Given that \(x\log x\) is convex for \(x \geq 0\), we can formulate this as a convex optimization problem:

minimise \(-I(X;Y)\)

subject to \(\sum_{i=1}^{n}x_i = 1 \quad x \succeq 0 \quad\) since \(x\) describes a probability

Due to the entropy function in CVXPY, this can be written quite easily in DCP.

#!/usr/bin/env python3
# @author: R. Gowers, S. Al-Izzi, T. Pollington, R. Hill & K. Briggs

import cvxpy as cp
import numpy as np
def channel_capacity(n, m, P, sum_x=1):
    '''
    Boyd and Vandenberghe, Convex Optimization, exercise 4.57 page 207
    Capacity of a communication channel.

    We consider a communication channel, with input X(t)∈{1,..,n} and
    output Y(t)∈{1,...,m}, for t=1,2,... .The relation between the
    input and output is given statistically:
    p_(i,j) = ℙ(Y(t)=i|X(t)=j), i=1,..,m  j=1,...,m

    The matrix P ∈ ℝ^(m*n) is called the channel transition matrix, and
    the channel is called a discrete memoryless channel. Assuming X has a
    probability distribution denoted x ∈ ℝ^n, i.e.,
    x_j = ℙ(X=j), j=1,...,n

    The mutual information between X and Y is given by
    ∑(∑(x_j p_(i,j)log_2(p_(i,j)/∑(x_k p_(i,k)))))
    Then channel capacity C is given by
    C = sup I(X;Y).
    With a variable change of y = Px this becomes
    I(X;Y)=  c^T x - ∑(y_i log_2 y_i)
    where c_j = ∑(p_(i,j)log_2(p_(i,j)))
    '''

    # n is the number of different input values
    # m is the number of different output values
    if n*m == 0:
        print('The range of both input and output values must be greater than zero')
        return 'failed', np.nan, np.nan

    # x is probability distribution of the input signal X(t)
    x = cp.Variable(shape=n)

    # y is the probability distribution of the output signal Y(t)
    # P is the channel transition matrix
    y = P*x

    # I is the mutual information between x and y
    c = np.sum(P*np.log2(P),axis=0)
    I = c*x + cp.sum(cp.entr(y))

    # Channel capacity maximised by maximising the mutual information
    obj = cp.Minimize(-I)
    constraints = [cp.sum(x) == sum_x,x >= 0]
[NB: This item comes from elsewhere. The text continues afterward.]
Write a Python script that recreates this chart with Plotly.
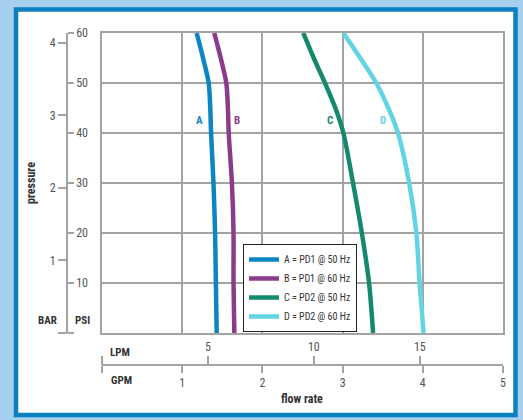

    # Form and solve problem
    prob = cp.Problem(obj,constraints)
    prob.solve()
    if prob.status=='optimal':
        return prob.status, prob.value, x.value
    else:
        return prob.status, np.nan, np.nan

Example

In this example we consider a communication channel with two possible inputs and outputs, so \(n = m = 2\). The channel transition matrix we use in this case is:

\(P = \pmatrix{0.75,0.25\\0.25,0.75}\)

Note that the rows of \(P\) must sum to 1 and all elements of \(P\) must be positive.

np.set_printoptions(precision=3)
n = 2
m = 2
P = np.array([[0.75,0.25],
             [0.25,0.75]])
stat, C, x = channel_capacity(n, m, P)
print('Problem status: ',stat)
print('Optimal value of C = {:.4g}'.format(C))
print('Optimal variable x = \n', x)
Problem status:  optimal
Optimal value of C = 0.1181
Optimal variable x =
 [0.5 0.5]